Bangladesh charges photojournalist under Digital Security Act for 'false news'
A journalist in Bangladesh was slapped with charges under the country’s draconian Digital Security Act (DSA)-- often allegedly used to muzzle independent, opposition, and anti-government voices--for, what the authority says, circulating “false news in social media.”
A journalist in Bangladesh was slapped with charges under the country’s draconian Digital Security Act (DSA)-- often allegedly used to muzzle independent, opposition, and anti-government voices--for, what the authority says, circulating “false news in social media.”
Shafiqul Islam Kajol, a photojournalist in Bangladesh, was first named as an accused along with 31 others in March last year in an FIR filed by Saifuzzaman Shikhar, a member of Parliament from the ruling Awami League party. The MP accused the former of publishing defamatory news about him.

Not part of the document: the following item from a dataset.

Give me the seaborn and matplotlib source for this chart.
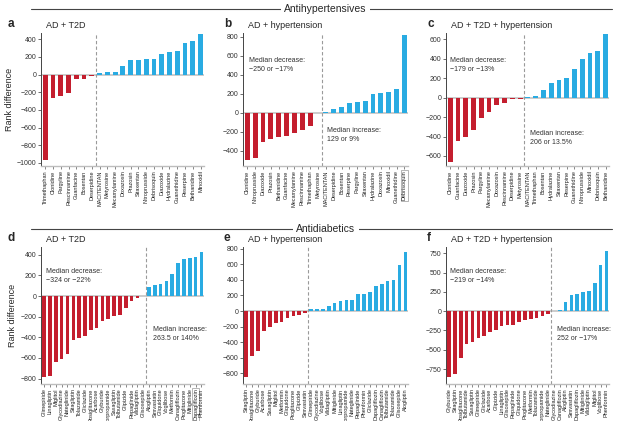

Although the court accepted the charges, Kajol was granted bail on the same day. On an earlier occasion, when he was granted bail, authorities had not released him and instead extended his detention under another complaint.
Significantly, following the complaint in March last year, Kajol went missing, only to be found 53 days later near the border with India. Police claimed he was trying to cross the border illegally--a claim contested by human rights organizations.
“There is strong evidence to suggest that while Kajol was missing, he was in the custody of security forces,” the HRW said in a statement in August last year. Importantly, police on Tuesday pressed charges only against Kajol, and the rest of the 31 people, also named in the same FIR, didn’t face any charges.
“The charge sheet stated that Kajol posted defamatory, objectionable, and indecent writings on Facebook about several leaders and activists of the Awami League [the country’s ruling party] and Jubo Mohila League,” reported The Daily Star newspaper.
Dhaka has faced criticism by civil society groups, and the European Union for the "arbitrary" arrests and detentions of people under the DSA, with many of them calling for the repeal of the Act. Journalists, bloggers, commentators, and politicians with critical views on the government have been targeted by the authority, activists allege.
Furthermore, cases of disappearances of people--mostly critical of the ruling dispensation--have risen sharply in the past few years. Over 600 people were "forcibly disappeared" by security forces since the current government took charge, as per a report by the HRW, with dozens were found dead later.
Since its introduction in 2018, over 433 people have been imprisoned under the DSA till July this year. Rory Mungoven, the head of the UN Human Rights Commission's (OHCHR) Asia-Pacific section, in an interview to DW news, had said many provisions in Bangladesh's Digital Security Act were vaguely defined to target government critics.